Flooding and other natural calamities exacerbated by climate change are making Canadian homes uninsurable, according to a report by The Weather Network.
Four million Canadians in areas impacted by severe flooding, and up to 10% of all homes in Canada currently or will soon be facing the problem of uninsurability.
According to the Canadian Institute for Climate Choices, many Canadians have purchased homes and built infrastructure in areas prone to floods, wildfires, and other natural catastrophes. They now face high insurance costs or the possibility of not getting claims after a disaster.
In recent months, provinces such as Ottawa and Halifax have experienced intense rainfall and flooding. Alberta and British Columbia also saw flash flooding worsened by the lack of trees and vegetation razed by wildfires.
According to Blair Feltmate, the head of the Intact Centre on Climate Adaptation at the University of Waterloo, extreme weather events are only expected to worsen.
“There’s the need to act with a strong sense of urgency to put adaptation measures in place to protect cities, down to individual properties, to protect them from growing flood risk,” said Feltmate.
The federal government plans to implement a flood insurance program available to property owners in April 2025.

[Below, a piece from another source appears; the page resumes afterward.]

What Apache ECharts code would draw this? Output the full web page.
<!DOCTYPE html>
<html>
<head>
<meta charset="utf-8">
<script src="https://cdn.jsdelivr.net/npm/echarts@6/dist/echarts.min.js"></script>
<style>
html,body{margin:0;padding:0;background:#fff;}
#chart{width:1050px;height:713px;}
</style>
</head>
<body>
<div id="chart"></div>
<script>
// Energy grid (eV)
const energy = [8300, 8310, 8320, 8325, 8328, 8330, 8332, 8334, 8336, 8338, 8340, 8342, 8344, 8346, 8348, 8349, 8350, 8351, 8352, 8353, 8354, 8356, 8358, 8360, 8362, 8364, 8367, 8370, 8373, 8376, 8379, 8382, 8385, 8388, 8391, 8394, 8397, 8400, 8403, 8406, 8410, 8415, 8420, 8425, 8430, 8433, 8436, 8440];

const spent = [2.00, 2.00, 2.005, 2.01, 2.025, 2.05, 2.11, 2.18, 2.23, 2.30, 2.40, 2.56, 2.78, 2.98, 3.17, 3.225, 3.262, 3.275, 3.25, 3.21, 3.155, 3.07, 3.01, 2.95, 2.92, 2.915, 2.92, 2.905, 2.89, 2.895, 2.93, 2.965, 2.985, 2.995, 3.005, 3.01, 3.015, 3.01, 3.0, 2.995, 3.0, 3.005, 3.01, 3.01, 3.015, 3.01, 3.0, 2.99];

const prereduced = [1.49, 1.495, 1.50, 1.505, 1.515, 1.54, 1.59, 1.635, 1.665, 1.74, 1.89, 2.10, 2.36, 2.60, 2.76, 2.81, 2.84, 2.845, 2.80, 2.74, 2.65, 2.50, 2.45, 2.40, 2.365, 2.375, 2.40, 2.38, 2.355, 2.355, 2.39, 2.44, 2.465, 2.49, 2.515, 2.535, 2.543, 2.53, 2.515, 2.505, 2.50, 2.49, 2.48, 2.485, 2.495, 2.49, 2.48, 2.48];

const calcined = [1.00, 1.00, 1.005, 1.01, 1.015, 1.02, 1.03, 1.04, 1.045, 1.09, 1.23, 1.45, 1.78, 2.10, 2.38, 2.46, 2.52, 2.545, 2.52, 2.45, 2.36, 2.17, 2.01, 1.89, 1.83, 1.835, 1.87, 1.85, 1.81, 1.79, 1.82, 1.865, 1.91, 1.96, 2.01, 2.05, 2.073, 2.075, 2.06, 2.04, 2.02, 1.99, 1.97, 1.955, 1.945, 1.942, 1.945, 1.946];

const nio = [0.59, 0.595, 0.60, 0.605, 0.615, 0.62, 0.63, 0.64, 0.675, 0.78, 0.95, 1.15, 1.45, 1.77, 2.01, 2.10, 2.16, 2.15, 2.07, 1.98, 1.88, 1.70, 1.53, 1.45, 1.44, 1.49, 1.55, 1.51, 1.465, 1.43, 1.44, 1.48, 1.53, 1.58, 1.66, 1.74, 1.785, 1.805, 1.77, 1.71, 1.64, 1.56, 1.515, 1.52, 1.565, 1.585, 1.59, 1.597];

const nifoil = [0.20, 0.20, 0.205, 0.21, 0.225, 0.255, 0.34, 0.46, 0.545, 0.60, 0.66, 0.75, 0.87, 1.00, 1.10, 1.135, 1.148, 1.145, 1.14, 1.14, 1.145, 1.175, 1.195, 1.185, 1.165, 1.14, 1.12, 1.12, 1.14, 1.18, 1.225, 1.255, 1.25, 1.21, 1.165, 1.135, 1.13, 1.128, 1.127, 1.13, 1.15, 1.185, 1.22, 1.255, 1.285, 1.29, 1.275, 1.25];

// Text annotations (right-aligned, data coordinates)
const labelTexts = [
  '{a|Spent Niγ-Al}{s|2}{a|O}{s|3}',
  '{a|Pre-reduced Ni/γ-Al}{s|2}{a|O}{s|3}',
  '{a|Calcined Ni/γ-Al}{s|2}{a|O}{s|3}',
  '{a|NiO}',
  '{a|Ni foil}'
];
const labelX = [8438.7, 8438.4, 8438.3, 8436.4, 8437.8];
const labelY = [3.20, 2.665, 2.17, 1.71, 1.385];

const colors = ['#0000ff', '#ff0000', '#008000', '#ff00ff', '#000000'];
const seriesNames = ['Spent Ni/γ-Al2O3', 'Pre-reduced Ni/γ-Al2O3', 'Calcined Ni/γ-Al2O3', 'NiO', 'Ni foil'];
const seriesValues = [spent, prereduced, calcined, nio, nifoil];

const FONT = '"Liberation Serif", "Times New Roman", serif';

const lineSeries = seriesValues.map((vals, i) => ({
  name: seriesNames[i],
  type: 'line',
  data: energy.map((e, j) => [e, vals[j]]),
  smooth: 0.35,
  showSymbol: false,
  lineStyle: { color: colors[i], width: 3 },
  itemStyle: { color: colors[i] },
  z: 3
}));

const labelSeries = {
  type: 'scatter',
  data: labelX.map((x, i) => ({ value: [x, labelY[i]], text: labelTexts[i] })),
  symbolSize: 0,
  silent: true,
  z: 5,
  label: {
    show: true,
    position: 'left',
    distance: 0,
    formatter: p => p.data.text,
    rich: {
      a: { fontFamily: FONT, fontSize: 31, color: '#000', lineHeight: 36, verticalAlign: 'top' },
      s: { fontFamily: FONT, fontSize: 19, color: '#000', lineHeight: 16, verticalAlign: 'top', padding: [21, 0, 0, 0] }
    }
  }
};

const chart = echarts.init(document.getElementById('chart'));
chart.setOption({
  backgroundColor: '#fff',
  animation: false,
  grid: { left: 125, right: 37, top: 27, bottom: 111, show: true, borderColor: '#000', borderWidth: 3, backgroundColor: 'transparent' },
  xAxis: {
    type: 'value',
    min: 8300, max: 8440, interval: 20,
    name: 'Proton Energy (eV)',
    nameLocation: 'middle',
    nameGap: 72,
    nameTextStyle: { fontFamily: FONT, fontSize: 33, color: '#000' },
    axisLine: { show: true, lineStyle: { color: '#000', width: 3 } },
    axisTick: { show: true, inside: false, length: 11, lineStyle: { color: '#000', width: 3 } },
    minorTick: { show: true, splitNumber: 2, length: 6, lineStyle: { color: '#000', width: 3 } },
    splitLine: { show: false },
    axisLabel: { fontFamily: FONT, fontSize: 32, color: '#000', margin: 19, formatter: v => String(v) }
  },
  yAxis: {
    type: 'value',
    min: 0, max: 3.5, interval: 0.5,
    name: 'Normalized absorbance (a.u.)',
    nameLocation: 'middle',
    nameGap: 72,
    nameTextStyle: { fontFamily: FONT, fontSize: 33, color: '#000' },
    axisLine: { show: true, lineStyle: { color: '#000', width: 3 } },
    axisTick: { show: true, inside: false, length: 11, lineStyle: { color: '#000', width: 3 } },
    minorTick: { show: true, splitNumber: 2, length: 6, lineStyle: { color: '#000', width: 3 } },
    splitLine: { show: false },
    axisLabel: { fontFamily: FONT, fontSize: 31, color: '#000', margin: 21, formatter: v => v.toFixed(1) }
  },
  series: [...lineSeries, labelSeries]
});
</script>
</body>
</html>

“We know it can’t come quick enough,” said Craig Stewart, vice president of climate change and federal issues for the Insurance Bureau of Canada.
The flood insurance program would allow residents in flood-prone areas to have their premiums covered by a Crown corporation with the support of private insurance companies.
Additionally, the government has allocated $15.3 million towards creating an online portal where property owners can learn about their exposure to floods.